By leaving this water in Lake Mead this year, Arizona hopes to 1) forestall a declaration of shortage and 2) make that water available to be taken out of the river in a future year when the reservoir storage is higher.  This strategy makes a lot of sense for several reasons.

1) The water will hopefully be available in the future.

2) The in-state entity that handles most of the firming for the state (by recharging excess water or using it to replace groundwater pumping that would otherwise happen to supply irrigation water) is the Arizona Water Banking Authority (AWBA), an entity created specifically to help the state take its full allocation of Colorado River water sooner than we could actually put it to use in more traditional ways.  In past years the AWBA has been given money from state budgets to carry out those activities, but some of that money has been taken away, leaving them with a reduced ability to carry out that function.  But the main reason it makes sense at this point is:

3)  If it really looks like Lake Mead is heading for that magic elevation of 1075 ft Arizona stands to lose out on 320,000 ac ft of water from the Colorado, which is a whole lot worse than temporarily losing out on 80,000 ac ft.

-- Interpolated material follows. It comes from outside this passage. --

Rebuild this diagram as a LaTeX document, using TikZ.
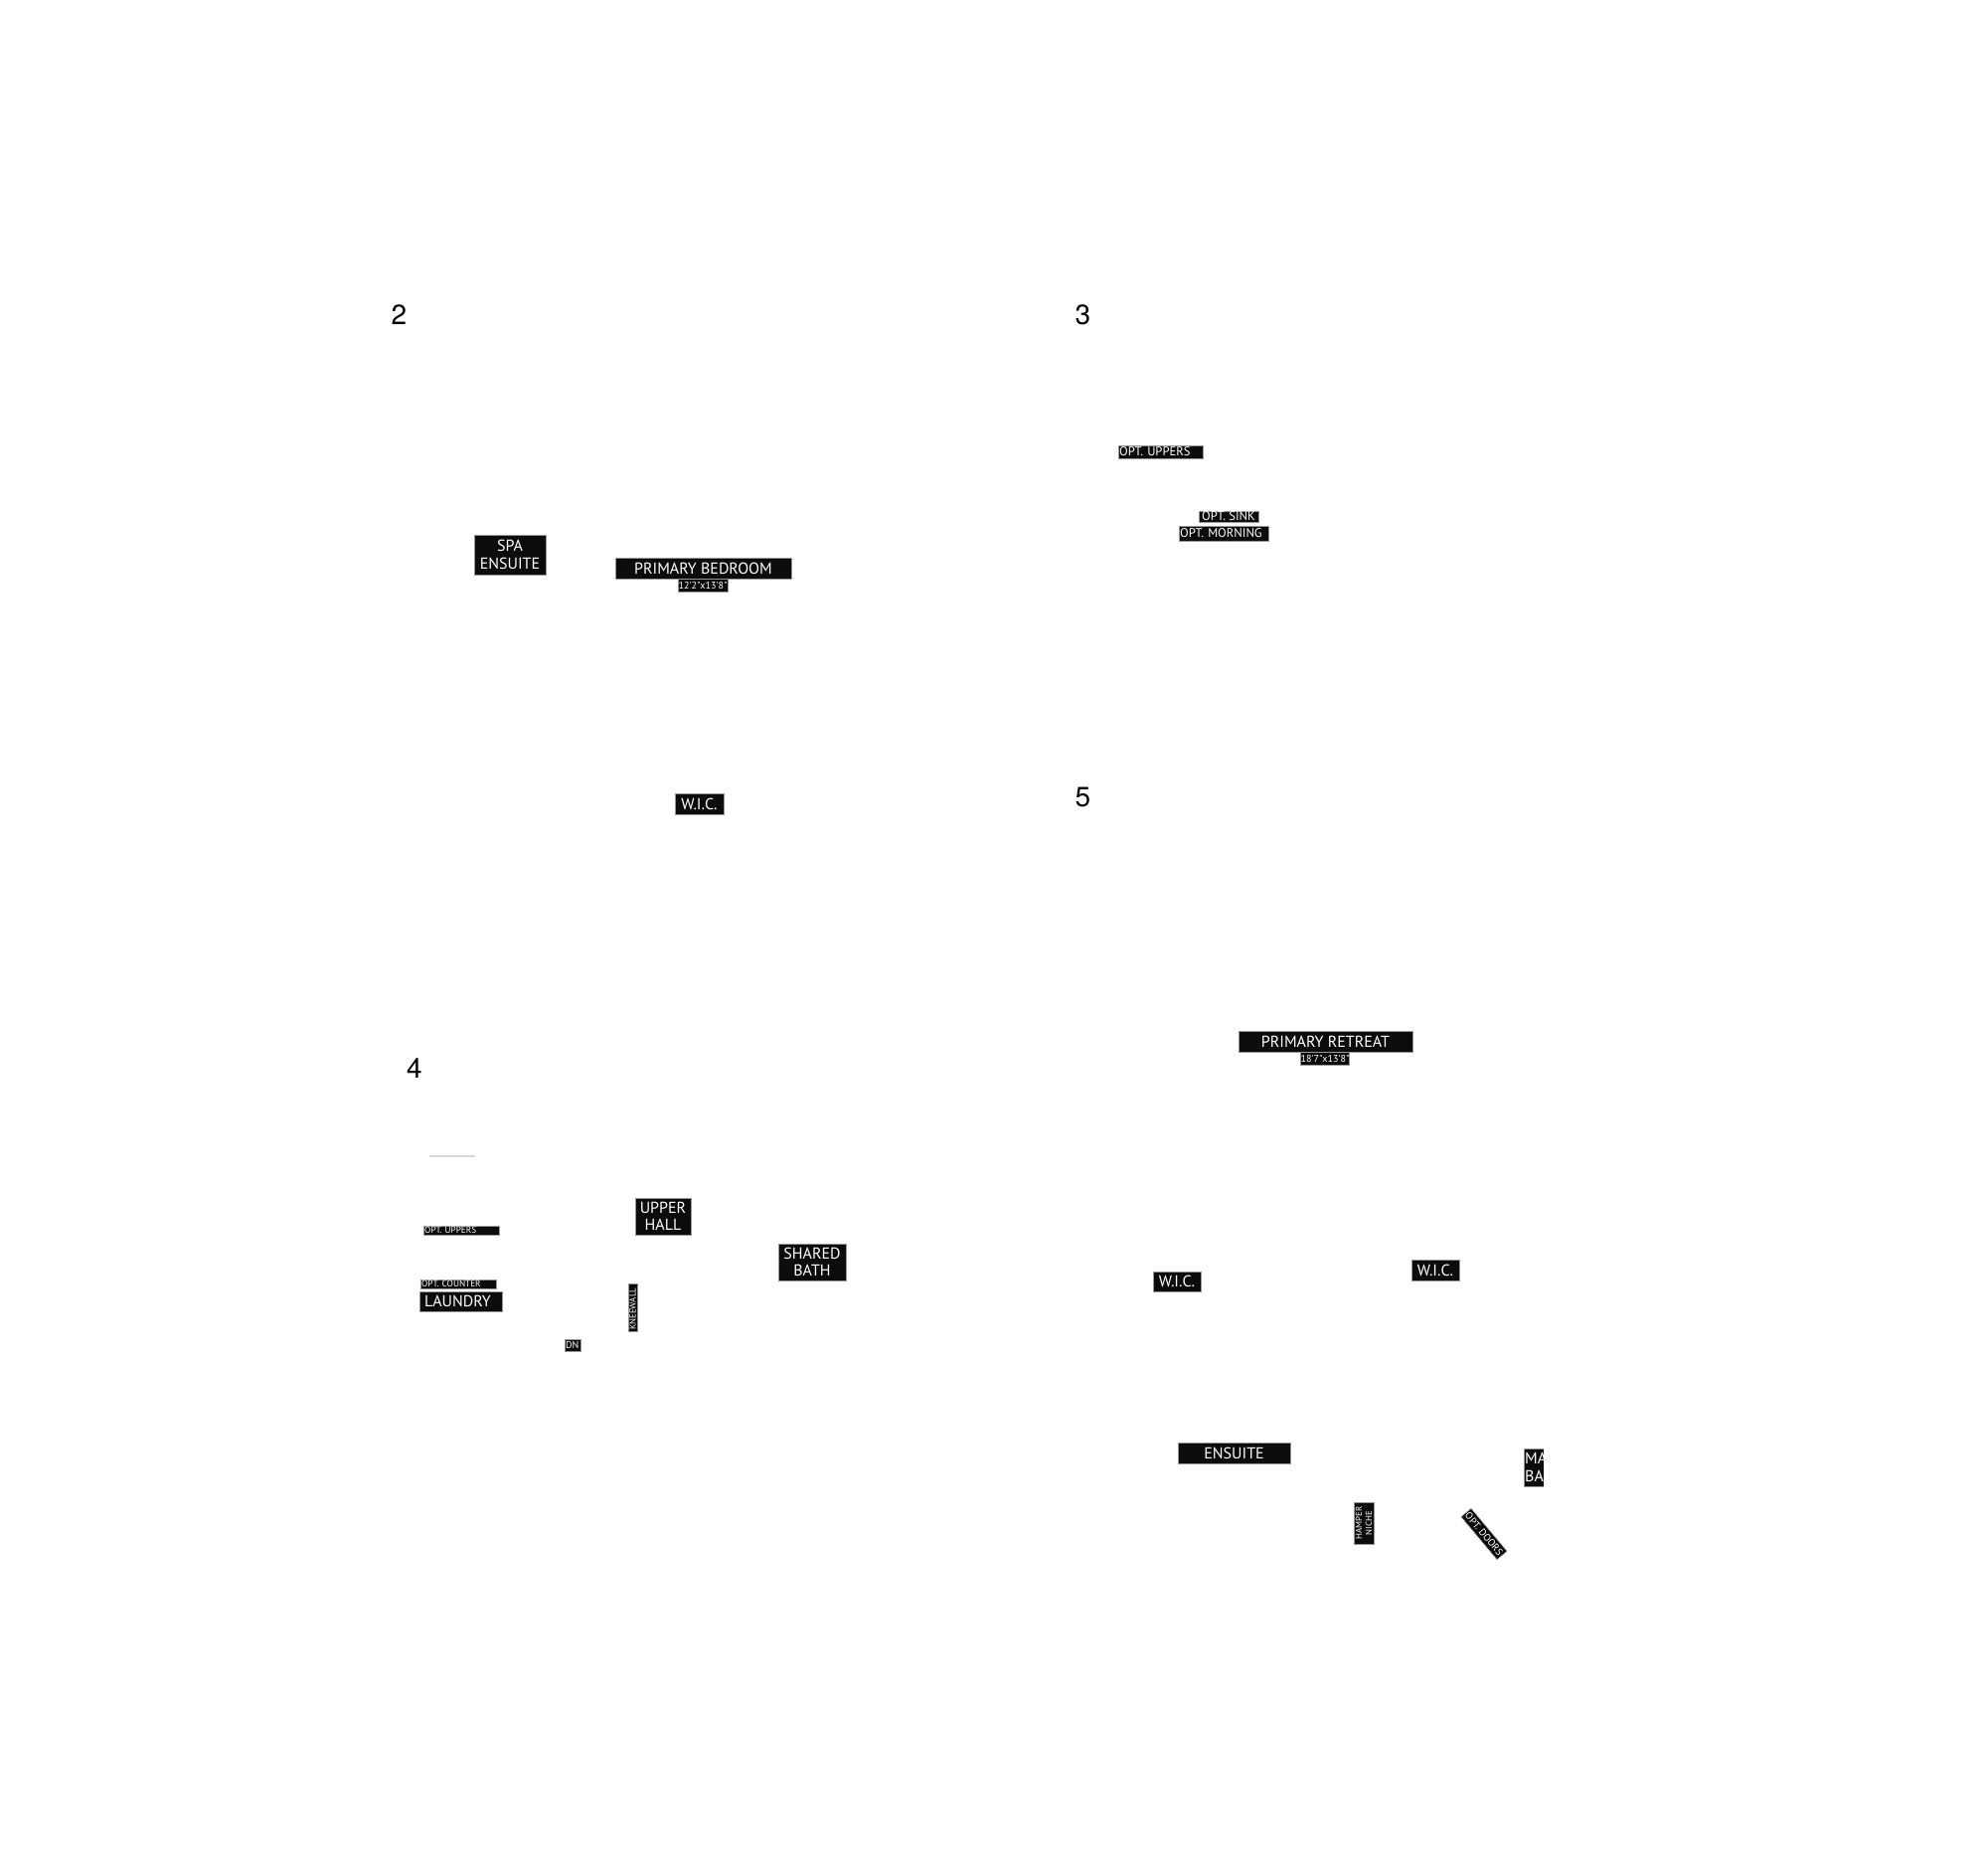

The whole reason Arizona has been taking all that extra water and putting it in the ground in the Central parts of the state was because we knew that shortages were gonna come some day and it would be much better to be able to pump that water out of the ground in-state than try to get any additional water from the Colorado.  We're last in line at that tap anywayBut that was a good strategy as long as the level of Lake Mead stayed high enough that we should be able to take our full allotment.  When shortages are looming - possibly in the next 2 years - a new strategy is called for.  That's when you try to limit your losses as best as you can.

But, looking at the snow pack in the upper basin, it may be a very good year for flows into Lake Powell, which means more water will flow down to Mead in the summer and possibly forestall that shortage a little longer.  We'll see.